Before you waste your precious health you should consider on systemizing (I really like this word) your aproach. This will not only produce insightfull knowledge about future glyphs (character designs) but will also speed up the design process.

This brings us to our Character Shape Classification Scheme.
(Actually, this document was produced based on I Love TypeWorkshop’s Type Basics Page and Type Index.org Anatomy page).

First of all let me begin by quoting I Love Type Workshop first page:

Same size for all! To optically align all characters on a line, they cannot not have exactly the same mathematical height. For example the triangle on this drawing has to be higher than the rectangle. If this is not the case, the triangle will for sure look smaller than the rectangle. While creating a typeface, you want all the letters to have the same height.

Also round forms have to exceed the baseline to be optically the same. If the circle would have exactly the same mathematical height as the rectangle, it would look smaller than the square. This doesn’t only count for basic forms like triangles, circles and squares. It’s essential in type design, because they apply to every single character in a typeface. Then it even doesn’t matter if you’re designing a latin, cyrillic or greek font. It’s a basic principle for any kind of shape.

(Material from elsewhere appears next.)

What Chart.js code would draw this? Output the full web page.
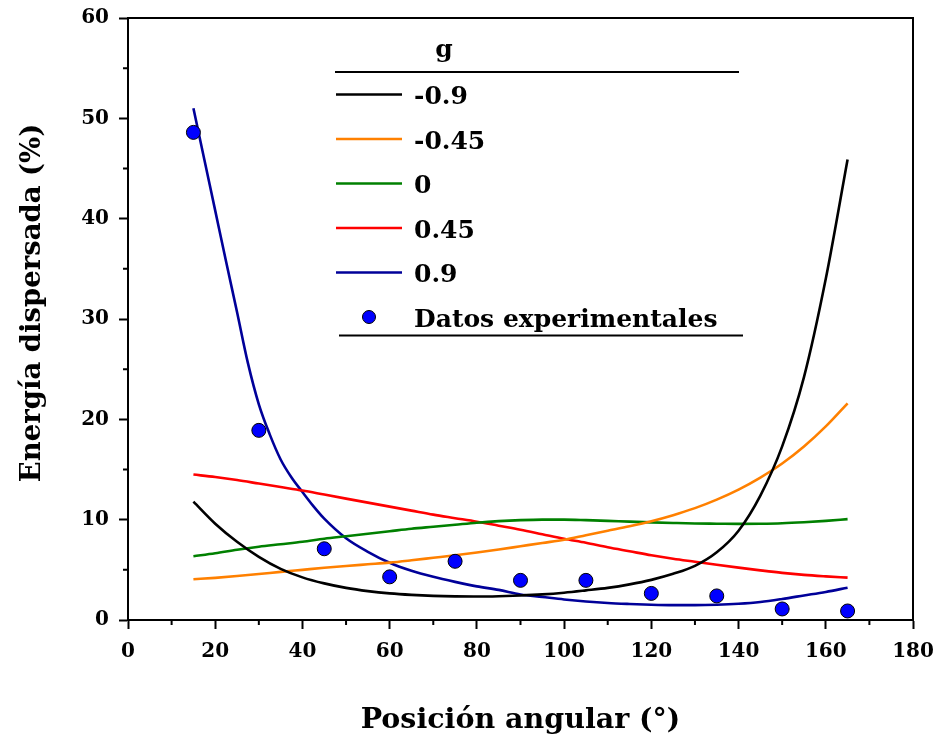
<!DOCTYPE html>
<html>
<head>
<meta charset="utf-8">
<script src="https://cdn.jsdelivr.net/npm/chart.js@4/dist/chart.umd.min.js"></script>
<style>
html,body{margin:0;padding:0;background:#fff;}
#wrap{width:939px;height:734px;position:relative;}
</style>
</head>
<body>
<div id="wrap"><canvas id="c"></canvas></div>
<script>
// ---- data ----
const angles = [15,20,25,30,35,40,45,50,55,60,65,70,75,80,85,90,95,100,105,110,115,120,125,130,135,140,145,150,155,160,165];
const gNeg09 = [11.8,9.6,7.8,6.3,5.1,4.25,3.65,3.2,2.88,2.65,2.5,2.4,2.35,2.34,2.37,2.44,2.55,2.72,2.95,3.2,3.55,4.0,4.6,5.4,6.75,8.9,12.4,17.3,24.2,34.0,45.9];
const gNeg045 = [4.06,4.2,4.38,4.58,4.8,5.0,5.2,5.38,5.55,5.72,5.95,6.2,6.45,6.72,7.02,7.35,7.68,8.0,8.45,8.9,9.35,9.85,10.45,11.15,12.0,13.0,14.2,15.6,17.3,19.3,21.6];
const gZero = [6.35,6.65,7.0,7.3,7.55,7.8,8.1,8.35,8.6,8.85,9.1,9.3,9.5,9.7,9.85,9.95,10.0,10.0,9.95,9.88,9.8,9.73,9.67,9.62,9.6,9.58,9.6,9.65,9.75,9.88,10.05];
const gPos045 = [14.5,14.25,13.95,13.6,13.25,12.9,12.5,12.1,11.7,11.3,10.9,10.5,10.15,9.8,9.4,9.0,8.55,8.1,7.7,7.25,6.85,6.45,6.1,5.8,5.5,5.22,4.95,4.7,4.5,4.35,4.22];
const anglesG09 = [15,17.5,20,22.5,25,27.5,30,32.5,35,37.5,40,42.5,45,50,55,60,65,70,75,80,85,90,95,100,105,110,115,120,125,130,135,140,145,150,155,160,165];
const gPos09 = [51.0,45.9,40.8,35.7,30.7,25.6,21.5,18.5,16.0,14.2,12.75,11.35,10.1,8.15,6.8,5.7,4.9,4.3,3.8,3.35,3.0,2.55,2.3,2.05,1.85,1.7,1.6,1.52,1.48,1.48,1.52,1.62,1.8,2.1,2.45,2.8,3.22];
const expAngles = [15,30,45,60,75,90,105,120,135,150,165];
const expEnergy = [48.6,18.9,7.1,4.3,5.85,3.95,3.95,2.65,2.4,1.1,0.9];
const seriesLabels = ['-0.9','-0.45','0','0.45','0.9'];
const expLabel = 'Datos experimentales';
const legendTitle = 'g';
const xTitle = 'Posición angular (°)';
const yTitle = 'Energía dispersada (%)';

// ---- styles ----
const seriesColors = ['#000000','#FF8000','#008000','#FF0000','#000099'];
const FONT = '"DejaVu Serif", "Liberation Serif", serif';

const curves = [[angles, gNeg09], [angles, gNeg045], [angles, gZero], [angles, gPos045], [anglesG09, gPos09]];
const datasets = curves.map(([xs, vals], i) => ({
  type: 'line',
  label: seriesLabels[i],
  data: xs.map((a, k) => ({x: a, y: vals[k]})),
  borderColor: seriesColors[i],
  borderWidth: 2.6,
  pointRadius: 0,
  fill: false,
  cubicInterpolationMode: 'monotone',
  order: 1
}));
datasets.push({
  type: 'scatter',
  label: expLabel,
  data: expAngles.map((a, k) => ({x: a, y: expEnergy[k]})),
  pointRadius: 7,
  pointBackgroundColor: '#0000FF',
  pointBorderColor: '#000000',
  pointBorderWidth: 1,
  showLine: false,
  order: 0
});

const decorPlugin = {
  id: 'decor',
  afterDraw(chart) {
    const {ctx, chartArea: a, scales: {x, y}} = chart;
    ctx.save();
    ctx.strokeStyle = '#000';
    ctx.lineWidth = 2;
    ctx.beginPath();
    ctx.moveTo(a.left - 1, a.top);
    ctx.lineTo(a.right, a.top);
    ctx.lineTo(a.right, a.bottom + 1);
    // minor ticks
    for (let v = 10; v < 180; v += 20) {
      const px = x.getPixelForValue(v);
      ctx.moveTo(px, a.bottom); ctx.lineTo(px, a.bottom + 5);
    }
    for (let v = 5; v < 60; v += 10) {
      const py = y.getPixelForValue(v);
      ctx.moveTo(a.left, py); ctx.lineTo(a.left - 5, py);
    }
    ctx.stroke();

    // axis titles
    ctx.fillStyle = '#000';
    ctx.textAlign = 'center';
    ctx.textBaseline = 'alphabetic';
    ctx.font = 'bold 28.5px ' + FONT;
    ctx.fillText(xTitle, (a.left + a.right) / 2, 728);
    ctx.save();
    ctx.font = 'bold 27.5px ' + FONT;
    ctx.translate(40, 303);
    ctx.rotate(-Math.PI / 2);
    ctx.fillText(yTitle, 0, 0);
    ctx.restore();

    // legend
    const lx0 = 336, lx1 = 402, tx = 414;
    ctx.font = 'bold 25px ' + FONT;
    ctx.textAlign = 'center';
    ctx.fillText(legendTitle, 444, 57);
    ctx.beginPath();
    ctx.moveTo(335, 72); ctx.lineTo(739, 72);
    ctx.moveTo(339, 335.5); ctx.lineTo(743, 335.5);
    ctx.lineWidth = 2.2;
    ctx.stroke();
    ctx.textAlign = 'left';
    const rowY = [94.5, 139, 183.5, 228, 272.5, 317];
    chart.data.datasets.forEach((ds, i) => {
      const yy = rowY[i];
      if (ds.type === 'line') {
        ctx.strokeStyle = ds.borderColor;
        ctx.lineWidth = 2.6;
        ctx.beginPath();
        ctx.moveTo(lx0, yy); ctx.lineTo(lx1, yy);
        ctx.stroke();
      } else {
        ctx.beginPath();
        ctx.arc(369, yy, 6.5, 0, Math.PI * 2);
        ctx.fillStyle = ds.pointBackgroundColor;
        ctx.fill();
        ctx.lineWidth = 1;
        ctx.strokeStyle = '#000';
        ctx.stroke();
      }
      ctx.fillStyle = '#000';
      ctx.fillText(ds.label, tx, yy + 9.5);
    });
    ctx.restore();
  }
};

new Chart(document.getElementById('c'), {
  data: {datasets},
  options: {
    responsive: true,
    maintainAspectRatio: false,
    animation: false,
    devicePixelRatio: 1,
    layout: {padding: {top: 18, right: 26, left: 0, bottom: 0}},
    plugins: {legend: {display: false}, tooltip: {enabled: false}},
    scales: {
      x: {
        type: 'linear', min: 0, max: 180,
        afterFit(s) { s.height = 114; s.paddingLeft = 0; s.paddingRight = 0; s.paddingTop = 0; s.paddingBottom = 0; },
        border: {display: true, color: '#000', width: 2},
        grid: {drawOnChartArea: false, drawTicks: true, tickLength: 9, tickWidth: 2, tickColor: '#000'},
        ticks: {stepSize: 20, color: '#000', padding: 11, font: {family: FONT, weight: 'bold', size: 20}}
      },
      y: {
        type: 'linear', min: 0, max: 60,
        afterFit(s) { s.width = 128; s.paddingLeft = 0; s.paddingRight = 0; s.paddingTop = 0; s.paddingBottom = 0; },
        border: {display: true, color: '#000', width: 2},
        grid: {drawOnChartArea: false, drawTicks: true, tickLength: 9, tickWidth: 2, tickColor: '#000'},
        ticks: {stepSize: 10, color: '#000', padding: 10, font: {family: FONT, weight: 'bold', size: 20}}
      }
    }
  },
  plugins: [decorPlugin]
});
</script>
</body>
</html>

This will actually make you think about all the characters and classify them into basic character shapes. In your drawing process you will soon realize that there are many common elements tha can be (re)used and meny that seemed similar but are in fact, different. This will depend on the character classification and anatomy.

So first of all you can design three basic shapes:

1. The Square;
2. the Triangle;
3. and finally the Circle.

As you can see on this image, this will give you an “all character design aproach”. Or will it? I like to complicate things a bit more.

Thinking ahead on character spacing (we’ll see this later on) and different anatomy atributes, I like to classify the basic character shapes into 7 categories:

1. The Square (S);
2. the Triangle (T);
3. the Circle (C);
4. the Half-Square (S2);
5. the Half-Square+Half-Triangle (ST)
The picture has swithed categories (5 for 6 and vice-versa);
6. the Half-Square+Half-Circle (SC);
7. the Half-Square+Half-Triangle+Half-Circle (STC)… what a mess ;)

These classifications will allow us to categorize letter shapes. For example:

  • An A is Triangular on it’s left half and right half;
  • An H is square on it’s first and later halves;
  • An R is square on it’s left half and square+triangule on it’s right half
  • and so on…

This will allow us to quickly interface letters with each other according to their attributes. But I think I’m getting ahead of myself.

As for now, this will allow us to establish standard shape widths and fit the respective characters to it’s classification.
According to the drawing/sketch specifications:

  • if an H takes 3 spaces, then also should the the E and the F.
  • if an A takes 3,25 spaces then also should a V and an X.

This will also allow you to understand wich shapes you should draw first and wich can be reused by other characters like:

  • the stems of the H;
  • the bowl of the O and the C;
  • the diagonal stroke of the A for the V and W, maybe the X
  • and so on… depending on your character shapes.

And so on. First define these simple rules for your sketch, and then you’re ready to move on to the Basic Character Proportions Scheme.